Sunday, April 16, 2017
Sunday, April 9, 2017
Our deepest fear is not that we are inadequate. Our deepest fear is that we are powerful beyond measure. ~Marianne Williamson
Science has proved what mystics have known for millennia – we are all connected through a network of energy, physical as well as consciousness energy. The Avatamsaka Sutra describes this interconnectedness as the “jeweled net of Indra.” This net stretches to infinity in all directions. A jewel is placed at each intersection of threads, likewise infinite in number. In each facet of each jewel is reflected all the other jewels in the net. And within each reflection is reflected all the other jewels and all the other reflections, thus creating a dynamic phenomenon of infinite reflection.
Through this connection we are not only reflecting, but creating, eternally creating in concert the “ten thousand things,” a term used in the Tao Te Ching to describe what we perceive as the universe we live in. We know from particle physics that observation affects the observed. When we focus on something we affect it. It changes in response to our attention. We, in turn, respond to the dynamic interaction our attention has created. In responding to and interacting with our world, we create the very reality we experience. Furthermore, we affect the reality that others experience by reflecting our experience through the “net.” It all becomes part of the jeweled net of our universe. (“Internet” takes on a whole new meaning!)
Just pause and consider this for a moment. Everything that we do or say or think reverberates through all creation. Yes, even thoughts. A Course in Miracles teaches that there are no idle thoughts. Our very thoughts create the universe that we perceive.
Powerful beyond measure indeed! As John F. Kennedy said, quoting the Bible, “To whom much is given, much is expected.” Our ability to respond to our world through our deeds, words, and thoughts, gives us the power to affect our world, and everyone and everything in it. This response-ability gives us the choice to use this power for good or for harm.
Everything that we do or say or think, according to A Course in Miracles, is one of only two things – an expression of love or a call for love. When we are in harmony with the sacred (Tao, Holy Spirit, universal energy), the beauty of love moves through us and manifests in all creation. It’s not so much that we express love as that love is expressed through us.
When we are not in harmony, we suffer from the illusion of separation. Our spirits seek to restore unity, calling for love. This call can manifest as deeds, words, or thoughts we might label as harmful, such as anger, judgment, violence. Underneath, all these are rooted in fear, the mistaken fear of separation and the desperate yearning to restore unity.

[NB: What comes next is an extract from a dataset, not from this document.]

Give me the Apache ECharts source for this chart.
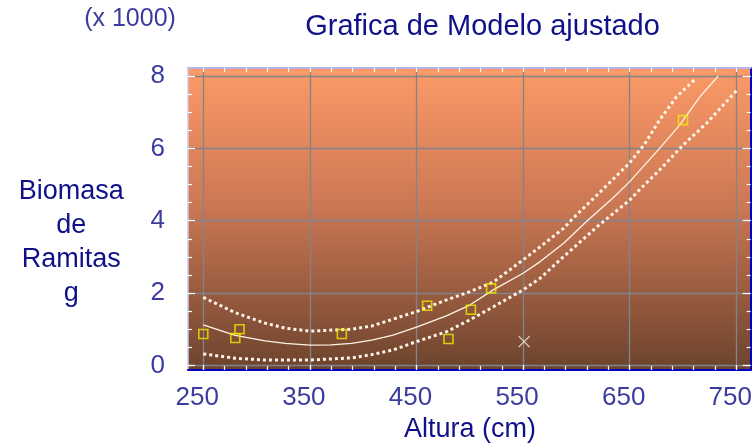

We might label these manifestations as harmful, but here is the true power of our response-ability. They are only as harmful as our own responses allow. If we respond to anger, judgment, or violence with more of the same, the illusion of separation ripples through the jeweled net as the call for love goes unanswered. But if we recognize these manifestations of fear as what they really are, calls for love, we can respond with expressions of love, thus dispelling the illusion of separation and reflecting unity throughout the jeweled net. All creation then vibrates in perfect harmony with God.
As you go through your day, consider the power you hold. Remember that everything that you do or say or think is either an expression of love or a call for love. Recognize the calls for love you see around you, and choose how you will respond – with a further call for love, or a healing expression of love.
And don’t forget that expressions of love can be directed to ourselves as well, especially when we recognize the call for love in our own spirits.
Blessings to you this day, my friend.
Note: Thanks to Judi Jason for inspiring this post by sharing with me the concept of response-ability and her thoughts on the topic. Love you, Juju!